The SetPixCollor function encodes RGB values into bits (R2R1 G2G1 B2B1). The output mem_block.txt is loaded into an FPGA ROM, addressed using Hor_count[6:0] and V_count[6:0].

  • Load BMP and validate headers (bfType=0x4D42, biBitCount=8).
  • Read the RGBQUAD[256] palette.
  • Parse pixels and map them to 6-bit values.
  • Generate Verilog code along with an ASCII visualization.

Integration and Debugging

Assembly is done in Quartus Prime: modules are instantiated with parameters like ENDSTRING=799 and ENDFRAME=624. USB Blaster needs custom firmware for reliable operation.
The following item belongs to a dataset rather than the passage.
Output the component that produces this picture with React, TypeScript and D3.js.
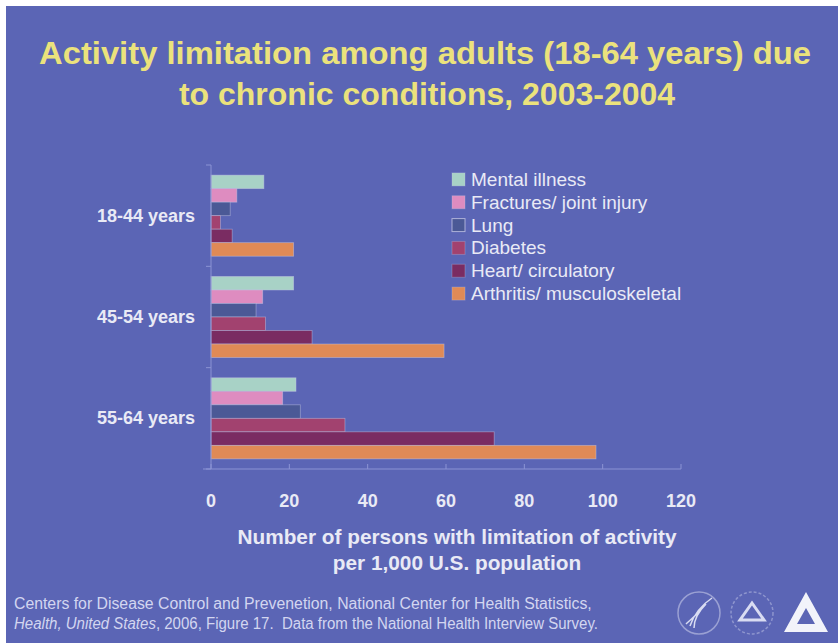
import { scaleLinear, scaleBand } from "d3";

const groups = ["18-44 years", "45-54 years", "55-64 years"];
const series = [
  "Mental illness",
  "Fractures/ joint injury",
  "Lung",
  "Diabetes",
  "Heart/ circulatory",
  "Arthritis/ musculoskeletal",
];
// one array per age group, in series order
const age18to44 = [13.5, 6.6, 4.9, 2.4, 5.4, 21.1];
const age45to54 = [21.1, 13.2, 11.5, 13.9, 25.8, 59.5];
const age55to64 = [21.7, 18.3, 22.8, 34.2, 72.3, 98.3];
const xTicks = [0, 20, 40, 60, 80, 100, 120];

const values = [age18to44, age45to54, age55to64];
const colors = ["#a8d2c6", "#de8cc0", "#4b5996", "#a2426f", "#7a2c62", "#e08a56"];

const W = 838;
const H = 643;
const BG = "#5b65b5";
const TXT = "#e9eaf5";

export default function App() {
  const x = scaleLinear().domain([0, 120]).range([211, 681]);
  const y = scaleBand<string>()
    .domain(groups)
    .range([165, 469])
    .paddingInner(0.2)
    .paddingOuter(0.1);
  const inner = scaleBand<string>()
    .domain(series)
    .range([0, y.bandwidth()]);

  const step = y.step();
  const boundaries = [0, 1, 2, 3].map((i) => 165 + i * step);

  const legend = scaleBand<string>().domain(series).range([168, 305]);

  return (
    <svg
      width={W}
      height={H}
      style={{ position: "absolute", left: 0, top: 0, display: "block" }}
      fontFamily="'Liberation Sans', Arial, sans-serif"
    >
      <rect width={W} height={H} fill="#ffffff" />
      <rect x={6} y={6} width={W - 6} height={H - 6} fill={BG} />

      {/* Title */}
      <text
        x={425}
        y={64}
        textAnchor="middle"
        fontSize={32}
        fontWeight="bold"
        fill="#ebe27c"
        textLength={772}
        lengthAdjust="spacingAndGlyphs"
      >
        Activity limitation among adults (18-64 years) due
      </text>
      <text
        x={427}
        y={105}
        textAnchor="middle"
        fontSize={32}
        fontWeight="bold"
        fill="#ebe27c"
      >
        to chronic conditions, 2003-2004
      </text>

      {/* Bars */}
      {groups.map((g, gi) => (
        <g key={g} transform={`translate(0,${y(g)})`}>
          {series.map((s, si) => (
            <rect
              key={s}
              x={x(0)}
              y={inner(s)}
              width={x(values[gi][si]) - x(0)}
              height={inner.bandwidth()}
              fill={colors[si]}
              stroke="#c4c6e6"
              strokeOpacity={0.55}
              strokeWidth={0.8}
            />
          ))}
        </g>
      ))}

      {/* Y axis */}
      <line
        x1={x(0)}
        x2={x(0)}
        y1={boundaries[0]}
        y2={boundaries[3]}
        stroke="#8c94d4"
        strokeWidth={1}
      />
      {boundaries.map((b, i) => (
        <line key={i} x1={x(0) - 5} x2={x(0)} y1={b} y2={b} stroke="#8c94d4" />
      ))}
      {groups.map((g) => (
        <text
          key={g}
          x={195}
          y={(y(g) ?? 0) + y.bandwidth() / 2 + 6}
          textAnchor="end"
          fontSize={18}
          fontWeight="bold"
          fill={TXT}
        >
          {g}
        </text>
      ))}

      {/* X axis */}
      <line x1={203} x2={x(120)} y1={469} y2={469} stroke="#8c94d4" />
      {xTicks.map((t) => (
        <g key={t}>
          <line x1={x(t)} x2={x(t)} y1={469} y2={464} stroke="#8c94d4" />
          <text
            x={x(t)}
            y={507}
            textAnchor="middle"
            fontSize={18}
            fontWeight="bold"
            fill={TXT}
          >
            {t}
          </text>
        </g>
      ))}
      <text x={457} y={544} textAnchor="middle" fontSize={20.8} fontWeight="bold" fill={TXT}>
        Number of persons with limitation of activity
      </text>
      <text x={457} y={570} textAnchor="middle" fontSize={20.8} fontWeight="bold" fill={TXT}>
        per 1,000 U.S. population
      </text>

      {/* Legend */}
      {series.map((s, i) => {
        const ly = (legend(s) ?? 0) + legend.bandwidth() / 2;
        return (
          <g key={s}>
            <rect
              x={452}
              y={ly - 6.5}
              width={13}
              height={13}
              fill={colors[i]}
              stroke="#c4c6e6"
              strokeOpacity={i === 2 ? 0.8 : 0.3}
            />
            <text x={471} y={ly + 6.5} fontSize={19} fill={TXT}>
              {s}
            </text>
          </g>
        );
      })}

      {/* Source */}
      <text x={14} y={609} fontSize={15.8} fill="#d3d6f0">
        Centers for Disease Control and Prevenetion, National Center for Health Statistics,
      </text>
      <text
        x={14}
        y={629}
        fontSize={15.8}
        fill="#d3d6f0"
        textLength={584}
        lengthAdjust="spacingAndGlyphs"
      >
        <tspan fontStyle="italic">Health, United States</tspan>, 2006, Figure 17.{"\u00a0 "}Data from
        the National Health Interview Survey.
      </text>

      {/* Logos */}
      <g fill="none" stroke="#d9dcf2" strokeWidth={1.5}>
        <circle cx={699} cy={613} r={21} strokeOpacity={0.5} />
        <path d="M712 598 C700 606 694 614 690 626 M706 604 C698 612 694 620 694 628 M702 608 C696 616 690 620 686 624" />
        <circle cx={752} cy={613} r={21} strokeOpacity={0.4} strokeDasharray="3 2" />
        <path d="M752 603 L764 620 L740 620 Z" strokeWidth={3} />
      </g>
      <path d="M806 592 L828 632 L784 632 Z M806 608 L797 624 L815 624 Z" fill="#f2f3fa" fillRule="evenodd" />
    </svg>
  );
}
The Quartus simulator stands in for traditional debuggers, showing oscillograms of signals like clk_out, H_count, and RGB.

Key points:

  • Verilog's parallelism calls for non-blocking assignments when working with registers.
  • VGA timings are critical: 10 MHz pixel clock for 800x600@60Hz.
  • 2-bit color keeps the ROM simple (7500x6 bits) while maintaining gradients.
  • FPGA setup is economical: a minimal board with no extras + standard VGA cables.
  • Debugging happens entirely in simulation, avoiding runtime issues.